In the listing that follows, retype every line from the first through the one containing "axes.append(ax)". Pictures are to be left out.

Entries with chart source code:
◇ ◇ ◇ ◇
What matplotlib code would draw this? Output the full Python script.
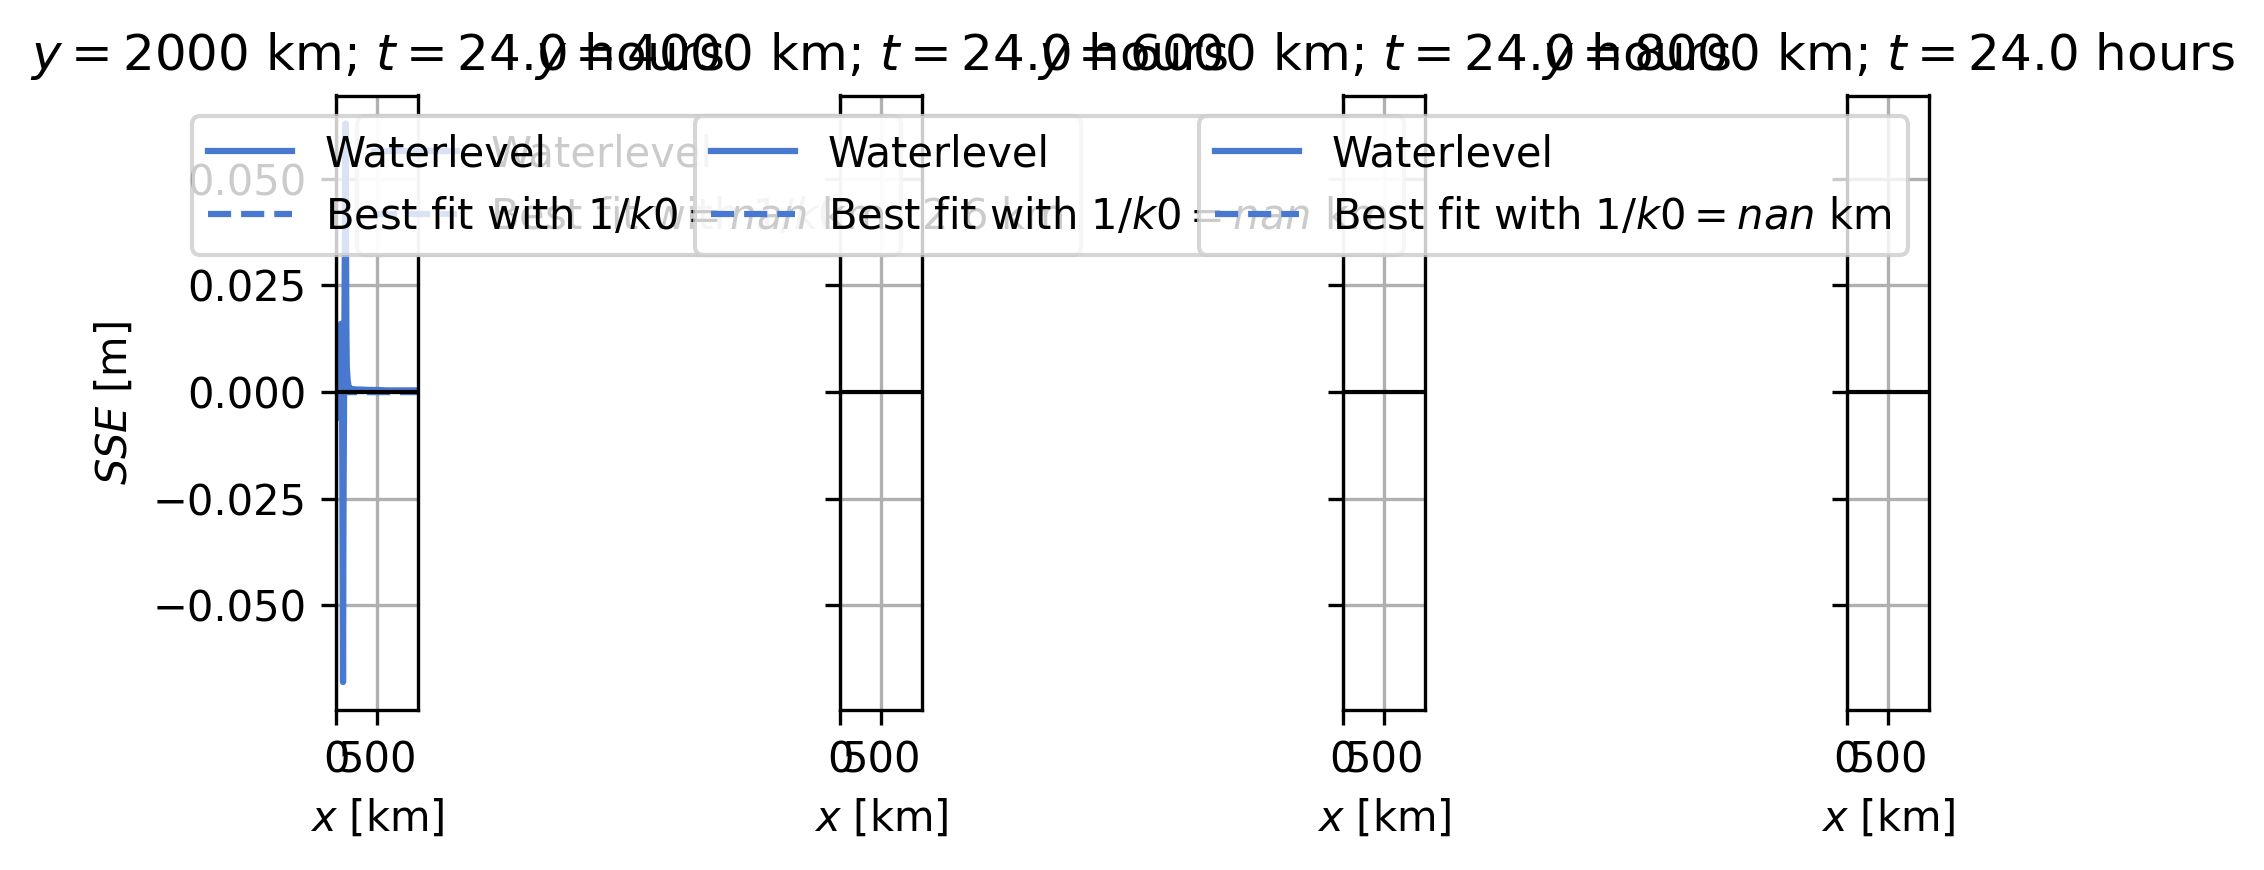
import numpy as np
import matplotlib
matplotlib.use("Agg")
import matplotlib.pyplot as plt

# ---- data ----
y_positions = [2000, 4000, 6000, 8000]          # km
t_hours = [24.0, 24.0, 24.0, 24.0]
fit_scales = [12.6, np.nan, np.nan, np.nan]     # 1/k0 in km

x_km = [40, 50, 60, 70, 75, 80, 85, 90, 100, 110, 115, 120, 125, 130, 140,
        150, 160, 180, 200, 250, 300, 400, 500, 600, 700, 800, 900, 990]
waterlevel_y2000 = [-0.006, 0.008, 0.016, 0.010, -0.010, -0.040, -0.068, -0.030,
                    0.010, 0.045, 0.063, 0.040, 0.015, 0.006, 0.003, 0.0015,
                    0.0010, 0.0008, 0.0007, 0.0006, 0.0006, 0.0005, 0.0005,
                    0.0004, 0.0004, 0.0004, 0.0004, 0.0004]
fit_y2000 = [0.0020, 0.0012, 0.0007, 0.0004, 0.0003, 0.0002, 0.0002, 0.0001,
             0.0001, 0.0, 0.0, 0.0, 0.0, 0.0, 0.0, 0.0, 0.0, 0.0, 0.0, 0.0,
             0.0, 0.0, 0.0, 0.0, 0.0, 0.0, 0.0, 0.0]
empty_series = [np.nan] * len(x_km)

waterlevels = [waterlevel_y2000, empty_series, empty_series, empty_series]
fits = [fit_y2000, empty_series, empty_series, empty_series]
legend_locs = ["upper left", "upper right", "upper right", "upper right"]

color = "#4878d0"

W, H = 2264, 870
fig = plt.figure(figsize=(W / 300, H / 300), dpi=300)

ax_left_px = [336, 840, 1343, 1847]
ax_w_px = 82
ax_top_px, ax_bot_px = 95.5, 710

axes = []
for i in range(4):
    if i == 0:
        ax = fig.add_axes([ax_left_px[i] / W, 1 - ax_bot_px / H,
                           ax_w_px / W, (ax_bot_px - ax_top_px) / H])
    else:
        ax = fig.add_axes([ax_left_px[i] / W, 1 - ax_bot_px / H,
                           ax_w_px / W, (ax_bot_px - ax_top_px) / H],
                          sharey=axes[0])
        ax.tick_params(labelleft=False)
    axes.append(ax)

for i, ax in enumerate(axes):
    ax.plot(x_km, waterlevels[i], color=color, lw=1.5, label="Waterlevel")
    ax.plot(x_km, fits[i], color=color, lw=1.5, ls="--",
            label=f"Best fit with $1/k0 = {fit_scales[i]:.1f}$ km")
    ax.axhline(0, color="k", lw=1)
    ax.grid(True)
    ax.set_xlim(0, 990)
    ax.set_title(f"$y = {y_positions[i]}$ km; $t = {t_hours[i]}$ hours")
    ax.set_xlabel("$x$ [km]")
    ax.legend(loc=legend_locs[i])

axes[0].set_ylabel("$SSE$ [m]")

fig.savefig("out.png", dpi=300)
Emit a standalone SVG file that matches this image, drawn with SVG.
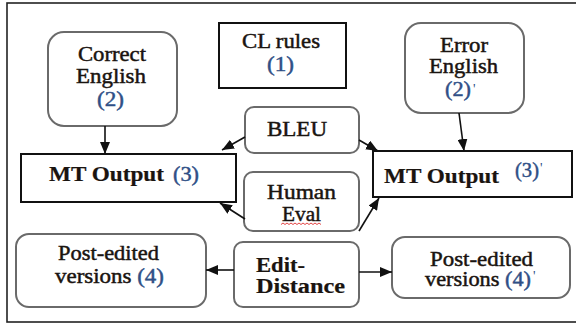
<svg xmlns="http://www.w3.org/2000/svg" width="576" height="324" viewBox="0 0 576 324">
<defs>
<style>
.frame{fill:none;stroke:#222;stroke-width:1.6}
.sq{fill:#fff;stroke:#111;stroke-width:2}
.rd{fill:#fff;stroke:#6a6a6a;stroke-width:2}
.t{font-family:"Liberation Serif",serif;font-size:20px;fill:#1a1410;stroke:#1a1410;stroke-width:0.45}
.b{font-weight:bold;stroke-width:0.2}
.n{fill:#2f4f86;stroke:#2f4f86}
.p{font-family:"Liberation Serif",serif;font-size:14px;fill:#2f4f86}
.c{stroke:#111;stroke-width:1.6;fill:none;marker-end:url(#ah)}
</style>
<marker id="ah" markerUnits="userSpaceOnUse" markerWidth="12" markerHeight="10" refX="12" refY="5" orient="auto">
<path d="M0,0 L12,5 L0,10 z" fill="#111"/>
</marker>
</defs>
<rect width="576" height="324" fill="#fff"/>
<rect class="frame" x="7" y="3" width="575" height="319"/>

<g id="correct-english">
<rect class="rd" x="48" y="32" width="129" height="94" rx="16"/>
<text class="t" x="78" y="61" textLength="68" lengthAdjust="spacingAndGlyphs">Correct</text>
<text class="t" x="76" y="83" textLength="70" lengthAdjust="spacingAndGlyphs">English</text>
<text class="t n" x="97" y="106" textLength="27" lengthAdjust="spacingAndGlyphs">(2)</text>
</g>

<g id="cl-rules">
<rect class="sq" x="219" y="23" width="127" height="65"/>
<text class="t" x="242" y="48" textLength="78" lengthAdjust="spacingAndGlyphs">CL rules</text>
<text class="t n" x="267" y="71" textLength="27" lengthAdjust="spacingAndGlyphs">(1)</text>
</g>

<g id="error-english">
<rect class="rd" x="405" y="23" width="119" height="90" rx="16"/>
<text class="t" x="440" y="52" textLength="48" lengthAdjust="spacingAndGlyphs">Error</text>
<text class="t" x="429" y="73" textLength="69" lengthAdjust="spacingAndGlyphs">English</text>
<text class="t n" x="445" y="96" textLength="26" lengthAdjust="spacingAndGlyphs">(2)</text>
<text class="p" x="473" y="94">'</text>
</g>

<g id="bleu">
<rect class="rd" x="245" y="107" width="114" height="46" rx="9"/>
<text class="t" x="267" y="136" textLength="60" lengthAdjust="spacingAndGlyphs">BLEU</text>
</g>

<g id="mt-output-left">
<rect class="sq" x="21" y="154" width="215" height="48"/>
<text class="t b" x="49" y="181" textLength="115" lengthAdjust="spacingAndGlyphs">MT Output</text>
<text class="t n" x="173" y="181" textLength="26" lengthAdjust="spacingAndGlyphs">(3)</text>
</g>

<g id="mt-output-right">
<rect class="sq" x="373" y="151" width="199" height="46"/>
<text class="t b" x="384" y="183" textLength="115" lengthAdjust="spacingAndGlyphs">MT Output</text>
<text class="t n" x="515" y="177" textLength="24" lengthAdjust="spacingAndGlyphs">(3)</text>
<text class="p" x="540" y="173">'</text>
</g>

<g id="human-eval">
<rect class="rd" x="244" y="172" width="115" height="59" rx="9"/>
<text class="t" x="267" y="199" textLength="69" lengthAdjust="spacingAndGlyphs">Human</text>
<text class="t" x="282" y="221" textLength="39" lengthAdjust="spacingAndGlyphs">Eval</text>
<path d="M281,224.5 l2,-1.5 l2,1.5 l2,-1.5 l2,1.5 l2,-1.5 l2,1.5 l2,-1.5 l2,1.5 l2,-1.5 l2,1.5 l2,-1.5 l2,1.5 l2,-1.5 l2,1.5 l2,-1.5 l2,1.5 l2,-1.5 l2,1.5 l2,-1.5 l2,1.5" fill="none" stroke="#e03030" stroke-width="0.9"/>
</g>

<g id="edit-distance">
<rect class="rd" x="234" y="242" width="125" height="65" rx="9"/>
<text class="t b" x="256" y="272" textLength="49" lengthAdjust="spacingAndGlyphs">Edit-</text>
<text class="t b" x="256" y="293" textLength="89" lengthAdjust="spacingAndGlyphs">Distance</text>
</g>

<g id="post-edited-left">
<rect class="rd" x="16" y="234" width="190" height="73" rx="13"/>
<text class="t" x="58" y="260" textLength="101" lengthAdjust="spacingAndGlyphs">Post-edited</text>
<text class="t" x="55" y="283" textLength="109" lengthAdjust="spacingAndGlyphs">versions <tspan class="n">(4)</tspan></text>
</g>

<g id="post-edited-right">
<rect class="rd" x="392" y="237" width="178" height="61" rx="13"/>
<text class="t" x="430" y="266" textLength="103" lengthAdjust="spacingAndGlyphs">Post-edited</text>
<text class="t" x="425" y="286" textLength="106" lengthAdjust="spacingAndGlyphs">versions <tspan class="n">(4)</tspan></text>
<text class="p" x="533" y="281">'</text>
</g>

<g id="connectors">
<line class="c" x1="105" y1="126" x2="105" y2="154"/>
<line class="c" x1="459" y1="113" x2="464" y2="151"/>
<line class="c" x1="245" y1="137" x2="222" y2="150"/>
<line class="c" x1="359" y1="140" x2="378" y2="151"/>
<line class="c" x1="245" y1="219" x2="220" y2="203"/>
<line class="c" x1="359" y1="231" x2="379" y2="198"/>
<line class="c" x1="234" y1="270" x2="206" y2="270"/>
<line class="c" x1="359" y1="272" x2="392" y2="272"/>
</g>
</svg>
◇ ◇ ◇ ◇
> _Result_
What matplotlib code would draw this? Output the full Python script.
import numpy as np
import matplotlib
matplotlib.use("Agg")
import matplotlib.pyplot as plt

# ---- data ----
y_positions = [2000, 4000, 6000, 8000]          # km
t_hours = [24.0, 24.0, 24.0, 24.0]
fit_scales = [12.6, np.nan, np.nan, np.nan]     # 1/k0 in km

x_km = [40, 50, 60, 70, 75, 80, 85, 90, 100, 110, 115, 120, 125, 130, 140,
        150, 160, 180, 200, 250, 300, 400, 500, 600, 700, 800, 900, 990]
waterlevel_y2000 = [-0.006, 0.008, 0.016, 0.010, -0.010, -0.040, -0.068, -0.030,
                    0.010, 0.045, 0.063, 0.040, 0.015, 0.006, 0.003, 0.0015,
                    0.0010, 0.0008, 0.0007, 0.0006, 0.0006, 0.0005, 0.0005,
                    0.0004, 0.0004, 0.0004, 0.0004, 0.0004]
fit_y2000 = [0.0020, 0.0012, 0.0007, 0.0004, 0.0003, 0.0002, 0.0002, 0.0001,
             0.0001, 0.0, 0.0, 0.0, 0.0, 0.0, 0.0, 0.0, 0.0, 0.0, 0.0, 0.0,
             0.0, 0.0, 0.0, 0.0, 0.0, 0.0, 0.0, 0.0]
empty_series = [np.nan] * len(x_km)

waterlevels = [waterlevel_y2000, empty_series, empty_series, empty_series]
fits = [fit_y2000, empty_series, empty_series, empty_series]
legend_locs = ["upper left", "upper right", "upper right", "upper right"]

color = "#4878d0"

W, H = 2264, 870
fig = plt.figure(figsize=(W / 300, H / 300), dpi=300)

ax_left_px = [336, 840, 1343, 1847]
ax_w_px = 82
ax_top_px, ax_bot_px = 95.5, 710

axes = []
for i in range(4):
    if i == 0:
        ax = fig.add_axes([ax_left_px[i] / W, 1 - ax_bot_px / H,
                           ax_w_px / W, (ax_bot_px - ax_top_px) / H])
    else:
        ax = fig.add_axes([ax_left_px[i] / W, 1 - ax_bot_px / H,
                           ax_w_px / W, (ax_bot_px - ax_top_px) / H],
                          sharey=axes[0])
        ax.tick_params(labelleft=False)
    axes.append(ax)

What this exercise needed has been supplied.